The sport’s outstanding historian is Hugh Dan MacLennan - and he has a doctorate to prove it. He was brought up in a Gaelic speaking house in the village of Caol near Fort William, played for Lochaber High School, Glasgow University, Fort William and Inverness.

He doesn’t think Lochcarron’s ‘devaluation’ is anything to worry about: “These things tend to happen in these small vulnerable communities. If you look at it over 100 years the fortunes of the clubs have been cyclical. Lochcarron has been a strong side who used to be able to hold their own with the likes of Newtonmore.

“All you have to do is to look just to the south of Lochcarron at near rivals Kinlochshiel. Ten to 15 years ago they were struggling, now they have got more shinty players than they know what to do with, and like Lochcarron most of them will have come through Plockton High School. So I am sure Lochcarron will be back near the top in a few years. Shinty is part of the place.

“But the success of a club I believe always goes hand in hand with the social and economic confidence of the local community. Nowhere was that more obvious than on Skye. In 1950 when they won the Sutherland Cup and in 1990 when they won the Camanachd Cup, the big one, they had all their boys playing at home. Lochcarron were at their peak when the Kishorn Fabrication yard was operating (from 1975 to 1987) when they not only had local players, but were bolstered by some from other areas. But they will be back.

“What also has happened is that demographics have been catching up with the shinty villages. As the profile of local populations becomes more elderly, a trend often bolstered by people coming to retire, so the numbers playing shinty fall. There are 12 players in a team and there are five substitutes. So you need a pool of 20 at very least for one team. How some of these places manage to keep fielding two teams is amazing.

“But it is to Inveraray’s eternal credit that they managed to get to the Camanachd Cup Final last year with fewer than 20 senior players. Their players are talented and they are fit which is probably because the team’s core works for the fire service and therefore keep fit in their daily work.

“However the growth areas of shinty are really in the south, in the central belt, and, of course, we now have a senior team on Lewis.”

Overall Hugh Dan believes the game is in good shape and the move to summer shinty has produced more skillful performances.

Meanwhile, on Saturday night in Portree one of his old friends will be remembered at Skye Camanachd’s annual dinner when a special caman will be presented to the youth player who best reflects the philosophy of the game held by the late Donald Ruairidh MacDonald, known universally as DR, who died in 2010.

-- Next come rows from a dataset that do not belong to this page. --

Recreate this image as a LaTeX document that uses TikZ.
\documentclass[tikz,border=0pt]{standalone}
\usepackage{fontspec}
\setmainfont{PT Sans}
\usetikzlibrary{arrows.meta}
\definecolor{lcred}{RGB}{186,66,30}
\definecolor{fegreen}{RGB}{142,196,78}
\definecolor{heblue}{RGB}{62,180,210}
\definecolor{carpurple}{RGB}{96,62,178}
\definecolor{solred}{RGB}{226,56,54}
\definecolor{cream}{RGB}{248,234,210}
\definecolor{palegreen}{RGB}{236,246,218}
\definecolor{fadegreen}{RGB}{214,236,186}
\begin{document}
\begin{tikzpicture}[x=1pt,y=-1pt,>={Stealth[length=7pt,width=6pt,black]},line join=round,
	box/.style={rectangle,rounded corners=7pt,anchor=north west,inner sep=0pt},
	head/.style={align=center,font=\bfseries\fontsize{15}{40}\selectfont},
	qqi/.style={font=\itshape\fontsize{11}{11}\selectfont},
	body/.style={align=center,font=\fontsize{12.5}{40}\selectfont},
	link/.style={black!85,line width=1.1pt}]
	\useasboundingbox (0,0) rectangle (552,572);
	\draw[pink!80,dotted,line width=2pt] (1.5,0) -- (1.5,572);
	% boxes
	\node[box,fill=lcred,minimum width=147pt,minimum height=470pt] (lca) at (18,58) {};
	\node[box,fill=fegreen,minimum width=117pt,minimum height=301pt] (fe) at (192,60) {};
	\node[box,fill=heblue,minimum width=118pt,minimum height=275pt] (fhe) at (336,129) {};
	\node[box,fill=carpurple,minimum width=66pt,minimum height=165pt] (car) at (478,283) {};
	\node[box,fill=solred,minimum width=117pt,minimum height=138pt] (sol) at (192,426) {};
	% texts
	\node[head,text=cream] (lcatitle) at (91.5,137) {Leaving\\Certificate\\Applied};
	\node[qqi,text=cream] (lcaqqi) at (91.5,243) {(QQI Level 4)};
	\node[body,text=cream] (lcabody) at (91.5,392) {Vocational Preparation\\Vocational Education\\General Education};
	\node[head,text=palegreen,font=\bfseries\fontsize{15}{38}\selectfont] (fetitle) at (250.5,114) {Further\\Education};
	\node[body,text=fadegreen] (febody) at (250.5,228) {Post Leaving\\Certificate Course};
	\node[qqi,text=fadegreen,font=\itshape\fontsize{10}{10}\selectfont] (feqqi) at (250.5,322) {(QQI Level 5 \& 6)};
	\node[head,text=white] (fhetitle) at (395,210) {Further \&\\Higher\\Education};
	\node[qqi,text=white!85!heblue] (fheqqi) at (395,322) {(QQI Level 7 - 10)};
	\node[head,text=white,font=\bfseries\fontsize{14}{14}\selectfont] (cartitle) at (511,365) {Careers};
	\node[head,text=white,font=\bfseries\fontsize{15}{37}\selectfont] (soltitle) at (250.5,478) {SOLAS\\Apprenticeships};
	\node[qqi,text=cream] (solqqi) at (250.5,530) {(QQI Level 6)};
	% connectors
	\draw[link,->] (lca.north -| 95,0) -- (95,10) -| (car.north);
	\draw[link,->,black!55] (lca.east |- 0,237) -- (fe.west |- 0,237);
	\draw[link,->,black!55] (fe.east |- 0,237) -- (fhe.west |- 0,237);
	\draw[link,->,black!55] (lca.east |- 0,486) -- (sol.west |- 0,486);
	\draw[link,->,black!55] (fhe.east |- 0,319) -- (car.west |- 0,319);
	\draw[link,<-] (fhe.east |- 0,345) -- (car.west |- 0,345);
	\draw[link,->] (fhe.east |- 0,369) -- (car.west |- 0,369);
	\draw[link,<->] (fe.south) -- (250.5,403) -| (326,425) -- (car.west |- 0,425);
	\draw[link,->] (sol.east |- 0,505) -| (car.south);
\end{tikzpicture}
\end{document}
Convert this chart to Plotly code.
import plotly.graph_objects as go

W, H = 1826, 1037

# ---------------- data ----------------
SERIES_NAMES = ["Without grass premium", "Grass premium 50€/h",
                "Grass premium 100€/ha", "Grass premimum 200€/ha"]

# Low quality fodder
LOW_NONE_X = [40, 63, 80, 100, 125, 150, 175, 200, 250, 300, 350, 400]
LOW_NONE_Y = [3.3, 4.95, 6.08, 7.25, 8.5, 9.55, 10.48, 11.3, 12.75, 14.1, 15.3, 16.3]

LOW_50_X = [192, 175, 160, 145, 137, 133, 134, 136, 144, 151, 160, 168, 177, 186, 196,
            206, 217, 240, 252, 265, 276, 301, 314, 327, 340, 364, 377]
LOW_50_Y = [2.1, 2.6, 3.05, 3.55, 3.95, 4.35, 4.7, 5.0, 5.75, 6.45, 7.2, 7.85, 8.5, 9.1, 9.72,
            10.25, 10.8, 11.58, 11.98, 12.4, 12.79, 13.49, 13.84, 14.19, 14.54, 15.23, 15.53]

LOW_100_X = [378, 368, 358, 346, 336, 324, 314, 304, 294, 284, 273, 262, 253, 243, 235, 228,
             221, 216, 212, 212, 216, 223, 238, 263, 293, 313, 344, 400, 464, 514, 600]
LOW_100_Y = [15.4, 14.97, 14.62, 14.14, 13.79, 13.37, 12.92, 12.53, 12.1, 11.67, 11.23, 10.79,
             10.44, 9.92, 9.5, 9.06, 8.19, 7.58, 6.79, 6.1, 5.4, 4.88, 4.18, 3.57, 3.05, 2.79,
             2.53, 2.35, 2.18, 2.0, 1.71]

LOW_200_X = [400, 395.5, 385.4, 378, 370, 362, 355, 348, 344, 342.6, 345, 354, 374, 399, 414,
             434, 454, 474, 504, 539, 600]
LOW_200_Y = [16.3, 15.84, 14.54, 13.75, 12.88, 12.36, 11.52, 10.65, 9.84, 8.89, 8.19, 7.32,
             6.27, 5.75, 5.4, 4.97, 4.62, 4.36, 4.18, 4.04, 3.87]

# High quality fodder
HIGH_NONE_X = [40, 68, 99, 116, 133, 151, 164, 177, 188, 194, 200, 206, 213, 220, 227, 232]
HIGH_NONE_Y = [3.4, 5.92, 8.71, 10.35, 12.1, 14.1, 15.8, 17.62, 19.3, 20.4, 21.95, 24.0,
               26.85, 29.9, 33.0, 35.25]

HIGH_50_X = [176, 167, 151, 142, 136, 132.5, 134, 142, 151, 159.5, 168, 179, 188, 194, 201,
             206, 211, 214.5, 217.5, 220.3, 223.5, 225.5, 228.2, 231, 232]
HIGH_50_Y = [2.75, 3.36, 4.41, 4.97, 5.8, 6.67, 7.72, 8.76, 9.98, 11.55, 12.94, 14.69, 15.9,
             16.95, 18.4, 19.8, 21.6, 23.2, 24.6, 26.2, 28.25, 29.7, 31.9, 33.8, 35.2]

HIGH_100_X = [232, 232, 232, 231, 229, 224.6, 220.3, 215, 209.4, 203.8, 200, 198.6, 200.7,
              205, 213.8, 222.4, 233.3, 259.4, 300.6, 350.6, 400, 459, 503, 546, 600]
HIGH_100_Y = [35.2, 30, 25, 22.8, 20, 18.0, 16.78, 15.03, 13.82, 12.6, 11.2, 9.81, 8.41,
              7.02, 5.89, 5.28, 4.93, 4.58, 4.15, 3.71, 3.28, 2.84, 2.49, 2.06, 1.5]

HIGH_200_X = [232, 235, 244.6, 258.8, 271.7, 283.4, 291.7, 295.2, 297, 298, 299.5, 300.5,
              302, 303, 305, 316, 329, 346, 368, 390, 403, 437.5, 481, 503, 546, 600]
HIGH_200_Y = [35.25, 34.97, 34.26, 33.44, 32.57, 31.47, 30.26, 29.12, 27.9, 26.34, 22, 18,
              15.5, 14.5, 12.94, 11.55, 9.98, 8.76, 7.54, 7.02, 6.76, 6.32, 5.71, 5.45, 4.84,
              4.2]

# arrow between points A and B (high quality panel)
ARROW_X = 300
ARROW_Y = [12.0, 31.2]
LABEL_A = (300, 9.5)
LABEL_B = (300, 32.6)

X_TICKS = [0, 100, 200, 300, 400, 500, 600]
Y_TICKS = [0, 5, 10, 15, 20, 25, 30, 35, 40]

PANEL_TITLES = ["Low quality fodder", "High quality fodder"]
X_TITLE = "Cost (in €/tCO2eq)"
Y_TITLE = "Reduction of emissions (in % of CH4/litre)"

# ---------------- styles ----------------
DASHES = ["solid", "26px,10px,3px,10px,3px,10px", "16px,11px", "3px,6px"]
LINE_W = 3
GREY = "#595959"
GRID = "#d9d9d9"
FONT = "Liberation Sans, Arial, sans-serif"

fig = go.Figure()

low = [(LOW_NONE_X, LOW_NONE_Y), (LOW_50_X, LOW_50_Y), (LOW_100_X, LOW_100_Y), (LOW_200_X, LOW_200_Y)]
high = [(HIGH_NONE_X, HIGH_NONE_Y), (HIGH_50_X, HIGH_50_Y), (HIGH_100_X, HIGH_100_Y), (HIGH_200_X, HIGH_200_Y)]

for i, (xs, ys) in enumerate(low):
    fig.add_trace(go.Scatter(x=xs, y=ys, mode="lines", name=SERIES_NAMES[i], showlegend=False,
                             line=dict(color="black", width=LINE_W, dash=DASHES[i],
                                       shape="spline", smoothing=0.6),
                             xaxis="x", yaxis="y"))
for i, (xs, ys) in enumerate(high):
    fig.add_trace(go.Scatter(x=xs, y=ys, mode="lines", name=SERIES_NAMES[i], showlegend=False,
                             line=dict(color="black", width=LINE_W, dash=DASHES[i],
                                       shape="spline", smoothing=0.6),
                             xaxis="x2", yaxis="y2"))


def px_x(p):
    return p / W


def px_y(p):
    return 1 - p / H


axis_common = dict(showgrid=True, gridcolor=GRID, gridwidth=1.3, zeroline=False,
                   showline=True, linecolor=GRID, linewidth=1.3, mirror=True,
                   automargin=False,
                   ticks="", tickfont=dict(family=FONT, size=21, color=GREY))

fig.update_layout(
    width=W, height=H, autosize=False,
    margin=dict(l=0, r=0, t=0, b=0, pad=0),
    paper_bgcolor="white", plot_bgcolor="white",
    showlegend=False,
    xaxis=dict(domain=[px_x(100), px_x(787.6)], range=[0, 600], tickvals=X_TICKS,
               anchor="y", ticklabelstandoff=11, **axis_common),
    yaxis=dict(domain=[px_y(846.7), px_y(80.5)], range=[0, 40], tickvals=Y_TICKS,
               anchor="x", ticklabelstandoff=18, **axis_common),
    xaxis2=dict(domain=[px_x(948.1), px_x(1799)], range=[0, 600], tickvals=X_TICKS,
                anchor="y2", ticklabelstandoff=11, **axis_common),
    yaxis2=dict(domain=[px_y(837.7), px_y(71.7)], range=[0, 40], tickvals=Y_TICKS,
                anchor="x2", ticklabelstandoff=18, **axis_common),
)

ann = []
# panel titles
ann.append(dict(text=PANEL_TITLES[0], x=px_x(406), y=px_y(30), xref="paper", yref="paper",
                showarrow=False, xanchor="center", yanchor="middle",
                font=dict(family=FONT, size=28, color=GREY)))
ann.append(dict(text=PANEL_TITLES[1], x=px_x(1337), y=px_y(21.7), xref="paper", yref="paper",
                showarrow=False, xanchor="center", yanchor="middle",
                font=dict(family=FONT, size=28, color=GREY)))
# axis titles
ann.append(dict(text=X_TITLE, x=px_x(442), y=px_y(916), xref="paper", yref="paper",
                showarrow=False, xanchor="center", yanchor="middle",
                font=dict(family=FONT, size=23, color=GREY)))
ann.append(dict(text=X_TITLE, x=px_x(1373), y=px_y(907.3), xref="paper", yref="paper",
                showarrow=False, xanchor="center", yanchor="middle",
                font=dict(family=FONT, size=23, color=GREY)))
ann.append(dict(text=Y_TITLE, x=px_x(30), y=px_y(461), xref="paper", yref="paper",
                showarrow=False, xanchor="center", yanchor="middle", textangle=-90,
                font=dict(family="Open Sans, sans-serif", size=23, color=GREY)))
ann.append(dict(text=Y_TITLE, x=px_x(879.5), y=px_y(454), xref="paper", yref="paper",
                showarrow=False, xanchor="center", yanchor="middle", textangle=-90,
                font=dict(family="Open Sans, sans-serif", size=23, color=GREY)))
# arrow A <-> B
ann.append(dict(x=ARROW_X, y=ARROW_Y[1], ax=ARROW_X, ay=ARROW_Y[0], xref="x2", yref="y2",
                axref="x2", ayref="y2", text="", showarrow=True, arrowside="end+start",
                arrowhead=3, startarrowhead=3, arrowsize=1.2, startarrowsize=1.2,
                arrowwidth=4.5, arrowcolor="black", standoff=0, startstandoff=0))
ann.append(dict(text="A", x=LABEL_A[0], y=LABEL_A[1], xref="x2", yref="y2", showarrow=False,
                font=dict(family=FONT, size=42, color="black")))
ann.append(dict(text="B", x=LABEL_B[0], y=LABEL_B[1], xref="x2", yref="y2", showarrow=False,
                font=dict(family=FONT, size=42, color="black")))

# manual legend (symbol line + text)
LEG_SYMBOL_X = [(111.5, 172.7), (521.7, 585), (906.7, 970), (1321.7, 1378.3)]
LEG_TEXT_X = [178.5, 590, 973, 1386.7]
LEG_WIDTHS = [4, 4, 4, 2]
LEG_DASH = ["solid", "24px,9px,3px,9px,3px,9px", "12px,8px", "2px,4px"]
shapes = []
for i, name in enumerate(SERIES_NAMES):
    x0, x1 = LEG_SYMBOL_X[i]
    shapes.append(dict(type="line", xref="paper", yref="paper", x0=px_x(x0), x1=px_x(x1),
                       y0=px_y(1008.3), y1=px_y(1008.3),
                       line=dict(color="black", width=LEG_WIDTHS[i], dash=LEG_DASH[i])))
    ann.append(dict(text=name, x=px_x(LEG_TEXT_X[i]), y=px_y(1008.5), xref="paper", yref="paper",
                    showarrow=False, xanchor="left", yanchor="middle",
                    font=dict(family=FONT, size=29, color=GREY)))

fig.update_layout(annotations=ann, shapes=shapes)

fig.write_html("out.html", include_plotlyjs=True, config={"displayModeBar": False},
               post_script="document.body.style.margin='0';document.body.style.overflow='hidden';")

The former principal teacher of Gaelic in Portree High School was a native of North Uist, but had attended Portree for the later years of his secondary schooling. Shinty was all but dead when he returned to Portree from Glasgow University so he began coaching it in primary schools as well as the high school, and he played for Skye himself until a serious leg break. Cup winning school sides followed and they grew into the Skye Camanachd team who won the Camanachd Cup in 1990.

The winner of the new award has been chosen by DR’s three sons, all shinty players of some repute.

Shinty in numbers
Shinty - iomain or camanachd in Gaelic - can trace its roots back 2,000 years.
It arrived in Scotland with the Irish language in the sixth century.
In the 17th century, the traveller Martin Martin found the game being played on St Kilda.
The ruling body of the Camanachd Association was formed in 1893.
The first Camanachd Cup Final, Inverness was played in 1896.
In 1924, the first full international Scotland against Ireland was played in Dublin using the compromise shinty/hurling rules.
In 2005, the shinty season moved from the winter to a March-October season after a two year trial.
On April 14 2012, the two most recent additions to the league, Strathspey and Lewis, draw 6-6 in Strathspey.